§ AVAILABLE DATA:

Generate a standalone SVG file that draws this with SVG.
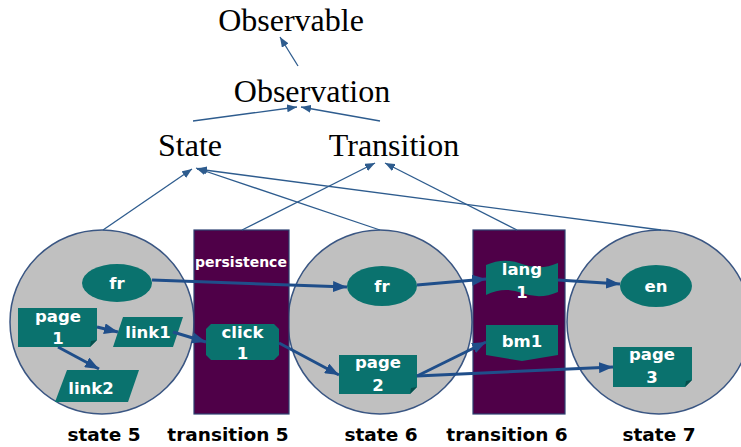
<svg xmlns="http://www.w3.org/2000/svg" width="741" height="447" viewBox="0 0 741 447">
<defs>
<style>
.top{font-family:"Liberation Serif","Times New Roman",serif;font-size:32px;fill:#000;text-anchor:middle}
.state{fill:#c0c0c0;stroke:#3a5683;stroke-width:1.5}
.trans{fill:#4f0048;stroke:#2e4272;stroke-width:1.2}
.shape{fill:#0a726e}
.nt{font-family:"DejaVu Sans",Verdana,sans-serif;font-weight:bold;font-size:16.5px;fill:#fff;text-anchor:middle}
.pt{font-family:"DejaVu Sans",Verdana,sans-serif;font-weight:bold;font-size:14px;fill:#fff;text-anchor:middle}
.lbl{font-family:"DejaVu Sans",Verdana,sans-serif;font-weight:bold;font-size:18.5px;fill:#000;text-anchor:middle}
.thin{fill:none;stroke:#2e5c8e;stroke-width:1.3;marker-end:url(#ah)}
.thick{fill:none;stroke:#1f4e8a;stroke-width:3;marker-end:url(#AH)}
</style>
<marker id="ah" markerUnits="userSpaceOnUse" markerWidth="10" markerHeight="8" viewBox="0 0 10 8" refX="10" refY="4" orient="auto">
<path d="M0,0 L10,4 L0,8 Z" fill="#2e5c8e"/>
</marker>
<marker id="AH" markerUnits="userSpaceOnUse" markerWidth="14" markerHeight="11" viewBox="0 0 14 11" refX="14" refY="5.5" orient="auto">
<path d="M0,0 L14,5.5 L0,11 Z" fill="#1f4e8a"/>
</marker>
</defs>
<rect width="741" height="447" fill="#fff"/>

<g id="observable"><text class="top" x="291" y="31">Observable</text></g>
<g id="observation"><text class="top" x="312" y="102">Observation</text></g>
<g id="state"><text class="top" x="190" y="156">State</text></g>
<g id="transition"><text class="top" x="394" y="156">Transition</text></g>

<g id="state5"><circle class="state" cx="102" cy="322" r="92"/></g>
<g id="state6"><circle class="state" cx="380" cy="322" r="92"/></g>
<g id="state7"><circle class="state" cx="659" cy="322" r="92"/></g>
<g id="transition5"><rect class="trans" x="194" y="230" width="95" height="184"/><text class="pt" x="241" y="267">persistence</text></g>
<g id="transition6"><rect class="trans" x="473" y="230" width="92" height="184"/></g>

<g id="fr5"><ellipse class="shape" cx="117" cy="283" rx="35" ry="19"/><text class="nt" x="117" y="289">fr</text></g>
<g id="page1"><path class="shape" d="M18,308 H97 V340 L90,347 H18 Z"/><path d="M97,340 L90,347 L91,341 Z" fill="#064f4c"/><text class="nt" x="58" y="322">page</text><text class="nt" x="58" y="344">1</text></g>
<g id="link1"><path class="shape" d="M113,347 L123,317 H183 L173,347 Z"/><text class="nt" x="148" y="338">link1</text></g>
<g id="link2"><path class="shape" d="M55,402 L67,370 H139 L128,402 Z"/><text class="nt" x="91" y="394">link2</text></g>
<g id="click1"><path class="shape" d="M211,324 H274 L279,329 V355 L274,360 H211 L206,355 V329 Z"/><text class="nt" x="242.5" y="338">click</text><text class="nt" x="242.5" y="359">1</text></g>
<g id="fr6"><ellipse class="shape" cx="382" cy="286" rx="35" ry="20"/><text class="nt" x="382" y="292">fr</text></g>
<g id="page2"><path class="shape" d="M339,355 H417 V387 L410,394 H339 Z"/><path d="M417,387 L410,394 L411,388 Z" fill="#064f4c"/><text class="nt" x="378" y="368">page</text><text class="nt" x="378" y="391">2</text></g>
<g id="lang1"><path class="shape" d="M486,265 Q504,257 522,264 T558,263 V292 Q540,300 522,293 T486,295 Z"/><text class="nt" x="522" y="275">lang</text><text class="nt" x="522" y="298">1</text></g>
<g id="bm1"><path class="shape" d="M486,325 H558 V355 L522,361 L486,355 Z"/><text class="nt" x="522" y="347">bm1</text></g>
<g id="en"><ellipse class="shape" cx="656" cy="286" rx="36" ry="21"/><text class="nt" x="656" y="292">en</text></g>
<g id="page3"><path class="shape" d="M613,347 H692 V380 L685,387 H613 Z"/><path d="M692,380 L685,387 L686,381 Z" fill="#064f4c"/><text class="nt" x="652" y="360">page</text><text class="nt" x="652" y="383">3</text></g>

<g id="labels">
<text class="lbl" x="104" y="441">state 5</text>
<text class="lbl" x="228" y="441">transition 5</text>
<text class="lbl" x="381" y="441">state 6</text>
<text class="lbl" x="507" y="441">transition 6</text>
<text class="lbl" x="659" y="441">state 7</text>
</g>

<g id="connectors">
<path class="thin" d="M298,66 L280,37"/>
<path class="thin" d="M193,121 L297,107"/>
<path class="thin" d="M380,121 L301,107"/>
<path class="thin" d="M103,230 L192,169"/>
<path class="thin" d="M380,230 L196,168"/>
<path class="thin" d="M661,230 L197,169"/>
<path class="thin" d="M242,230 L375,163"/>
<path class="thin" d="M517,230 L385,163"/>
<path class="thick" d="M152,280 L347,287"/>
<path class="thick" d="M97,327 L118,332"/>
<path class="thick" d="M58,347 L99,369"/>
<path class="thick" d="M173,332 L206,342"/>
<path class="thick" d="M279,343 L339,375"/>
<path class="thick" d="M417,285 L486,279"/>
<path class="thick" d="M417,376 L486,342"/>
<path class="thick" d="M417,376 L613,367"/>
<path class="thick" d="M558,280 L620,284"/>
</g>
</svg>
==
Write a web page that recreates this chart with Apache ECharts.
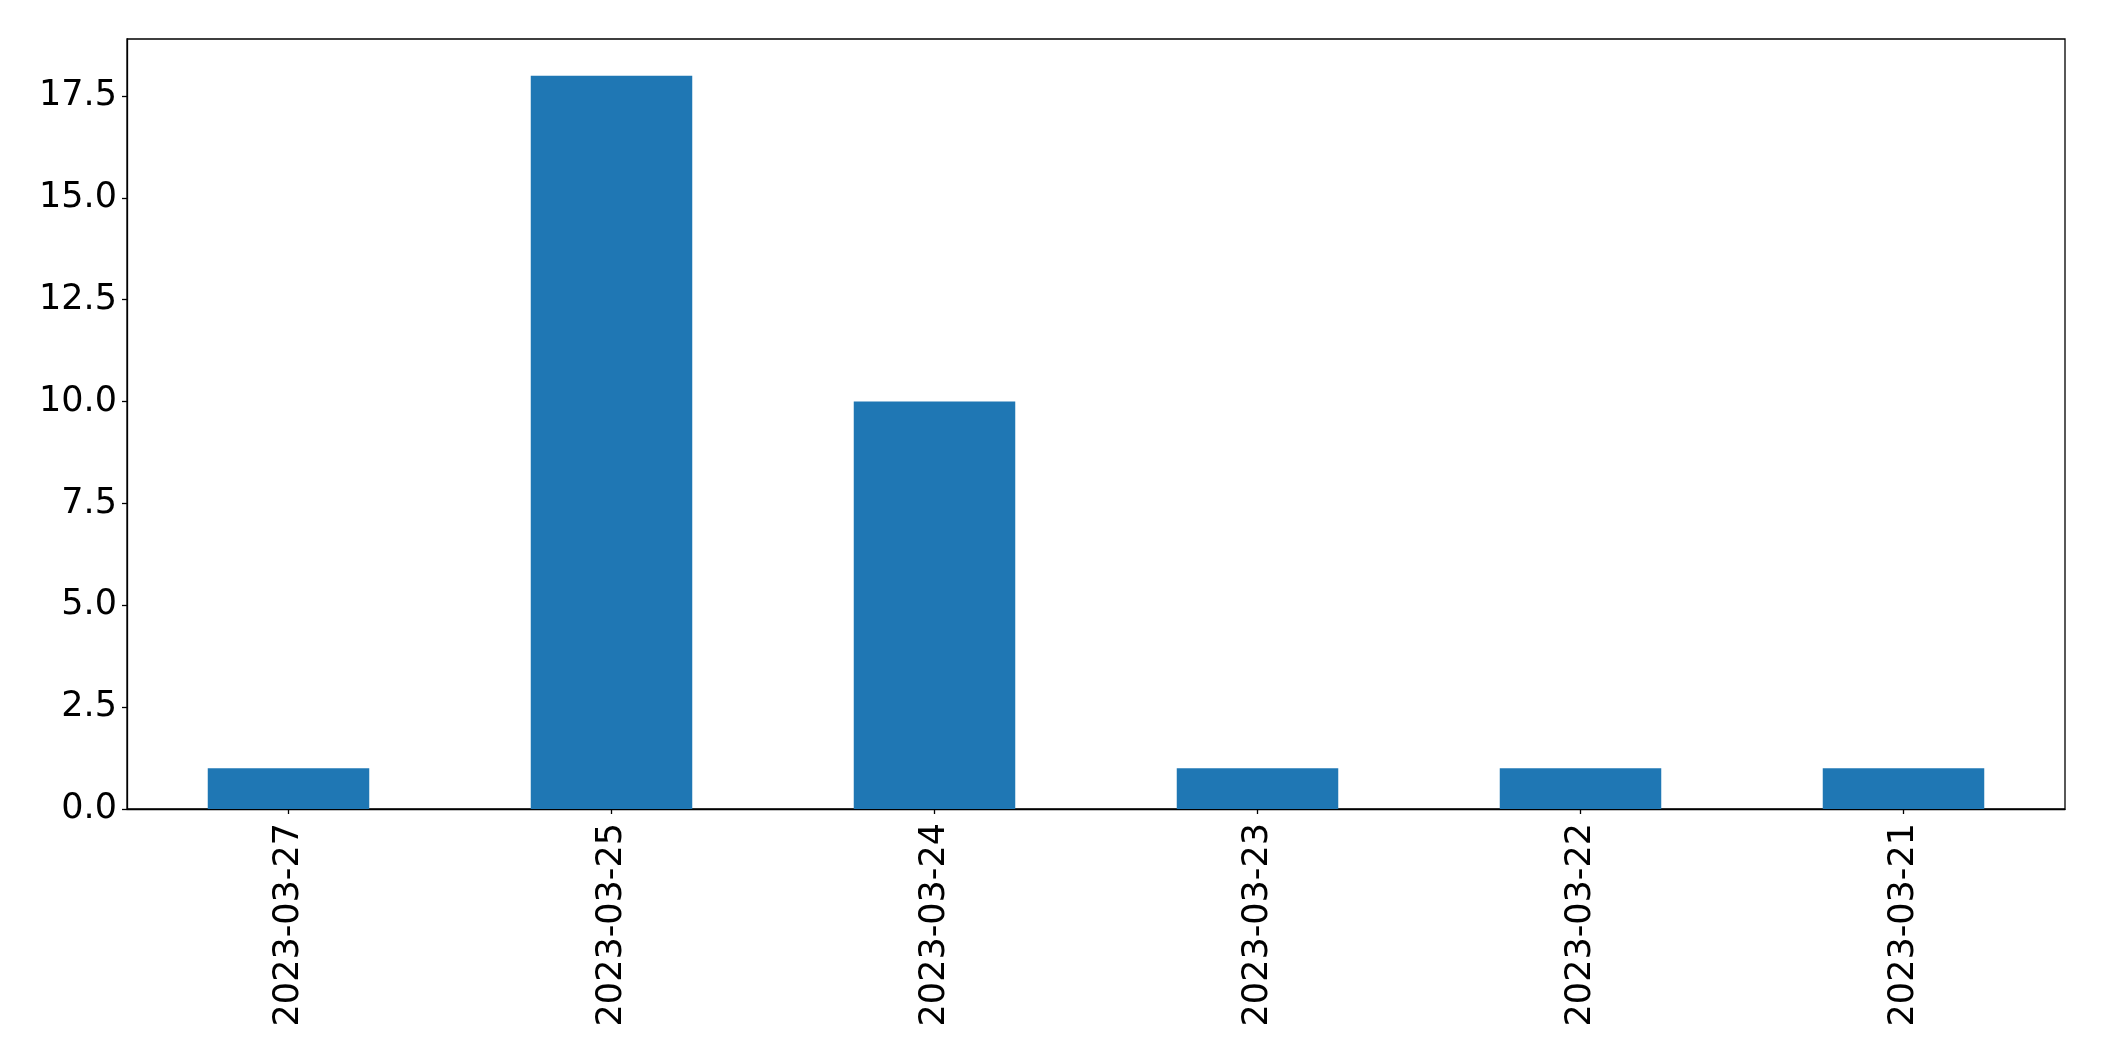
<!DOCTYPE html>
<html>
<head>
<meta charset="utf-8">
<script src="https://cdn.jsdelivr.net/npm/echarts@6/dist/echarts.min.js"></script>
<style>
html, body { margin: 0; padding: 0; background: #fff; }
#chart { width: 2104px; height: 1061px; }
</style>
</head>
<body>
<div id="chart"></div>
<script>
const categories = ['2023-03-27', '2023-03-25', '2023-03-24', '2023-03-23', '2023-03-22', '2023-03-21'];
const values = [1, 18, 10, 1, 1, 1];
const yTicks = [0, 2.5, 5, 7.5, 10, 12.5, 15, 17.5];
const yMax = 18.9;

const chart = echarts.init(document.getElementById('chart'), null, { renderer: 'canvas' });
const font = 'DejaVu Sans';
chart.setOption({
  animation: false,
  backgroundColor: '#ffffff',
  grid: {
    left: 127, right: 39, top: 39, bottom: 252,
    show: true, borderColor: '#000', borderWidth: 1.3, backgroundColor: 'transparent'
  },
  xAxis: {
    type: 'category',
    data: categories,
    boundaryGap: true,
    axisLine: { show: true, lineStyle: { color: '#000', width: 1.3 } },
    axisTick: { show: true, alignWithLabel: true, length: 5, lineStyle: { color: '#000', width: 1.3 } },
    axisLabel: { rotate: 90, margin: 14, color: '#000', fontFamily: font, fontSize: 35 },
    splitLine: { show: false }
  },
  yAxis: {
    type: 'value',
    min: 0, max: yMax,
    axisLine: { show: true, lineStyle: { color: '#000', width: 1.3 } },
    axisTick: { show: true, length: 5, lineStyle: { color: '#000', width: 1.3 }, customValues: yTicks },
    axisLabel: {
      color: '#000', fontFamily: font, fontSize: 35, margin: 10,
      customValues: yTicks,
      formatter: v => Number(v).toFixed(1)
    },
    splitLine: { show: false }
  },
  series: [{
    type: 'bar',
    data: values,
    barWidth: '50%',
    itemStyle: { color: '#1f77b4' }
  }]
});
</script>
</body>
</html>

§ GIVEN TASK: The lines you need run from the one containing "Write a web" down to the one containing "const yMax = 18.9;"; print them exactly, both ends included, and leave out pictures.

§ FINAL RESULT:
Write a web page that recreates this chart with Apache ECharts.
<!DOCTYPE html>
<html>
<head>
<meta charset="utf-8">
<script src="https://cdn.jsdelivr.net/npm/echarts@6/dist/echarts.min.js"></script>
<style>
html, body { margin: 0; padding: 0; background: #fff; }
#chart { width: 2104px; height: 1061px; }
</style>
</head>
<body>
<div id="chart"></div>
<script>
const categories = ['2023-03-27', '2023-03-25', '2023-03-24', '2023-03-23', '2023-03-22', '2023-03-21'];
const values = [1, 18, 10, 1, 1, 1];
const yTicks = [0, 2.5, 5, 7.5, 10, 12.5, 15, 17.5];
const yMax = 18.9;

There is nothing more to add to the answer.